CP Air during a shareholders meeting last year announced a partnership with SkyValue Airways to begin service from Carlsbad on April 1. CP Air founder and owner Ted Vallas, 96, said it was a “turnkey situation.”
But San Diego County rebuts CP Air’s claims it is ready to fly. CP Air submitted an application to the county “near the end of 2017,” although the application was not complete and the airline said it would submit a revised copy in “the next several weeks,” according to an email from Jessica Northrup, communication officer for the county’s land use and environmental group. She said the county is still waiting for the application.
In addition, the county has not received any applications or other information regarding SkyValue Airways, she added.
“We understand CPA (sic) is working on the approvals required by the Federal Department of Transportation,” Northrup said. “CPA can better answer questions regarding its timeline.

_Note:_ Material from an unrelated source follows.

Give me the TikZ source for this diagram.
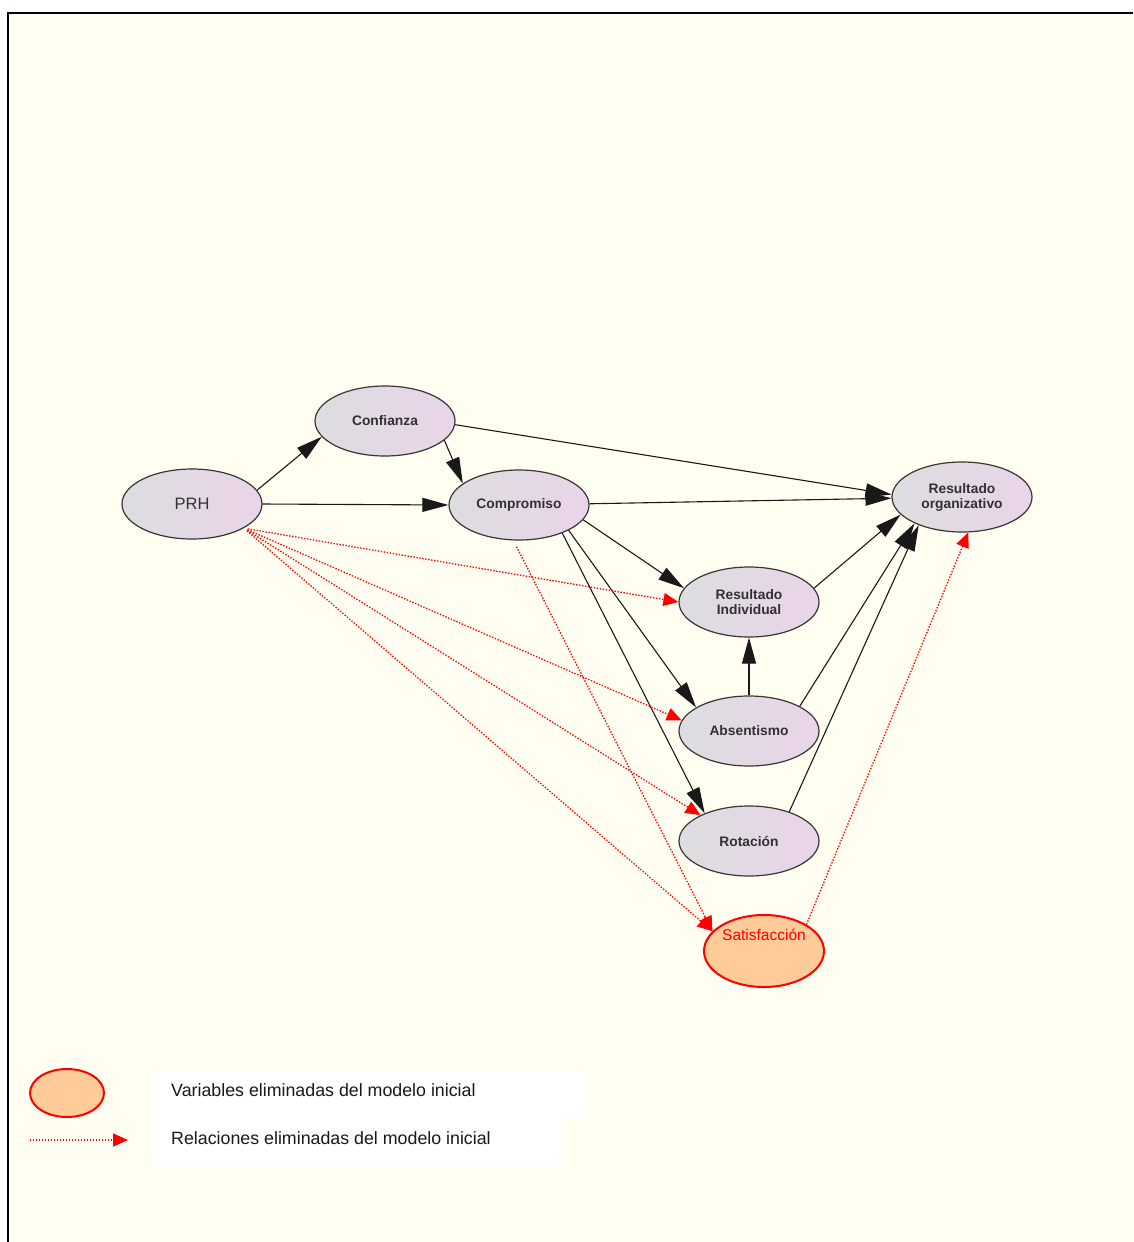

Once County Airports (sic) has received a complete application, and accepted it, we will determine the level of environmental review that would be needed for a lease to be considered. The level of review and associated timeline would depend on the size of operation CPA proposes.”

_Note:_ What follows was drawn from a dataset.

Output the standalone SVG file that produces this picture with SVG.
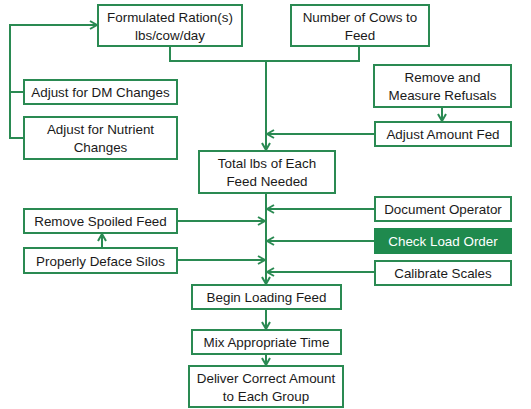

An email left with CP Air Chief Operating Office Paul Hook seeking comment was not returned.
During the November 2017 meeting, Hook said the airline is fully certified and the purchase of SkyValue provides the authority to conduct flights. He said $500,000 will be invested into promoting the airlines routes from Carlsbad to Las Vegas, Phoenix, San Jose, Oakland, Sacramento and Cabo San Lucas, Mexico.
Vallas, meanwhile, has railed against the county in the past saying his airline has had permits from 2010-2012.
He also held a press conference in 2016 announcing the company’s intentions to start commercial flights. However, a county representative at the press conference said the airline did not have the proper applications, permits and environmental impact report (EIR) to being operations.
Currently, the only commercial operator is Cal Jet Elite Air, which conducts just two round-trip daily flights to Las Vegas.
As for residents, during the master plan update meeting they railed against the noise and flight paths of aircraft. The county stressed those concerns are under jurisdiction of the Federal Aviation Administration.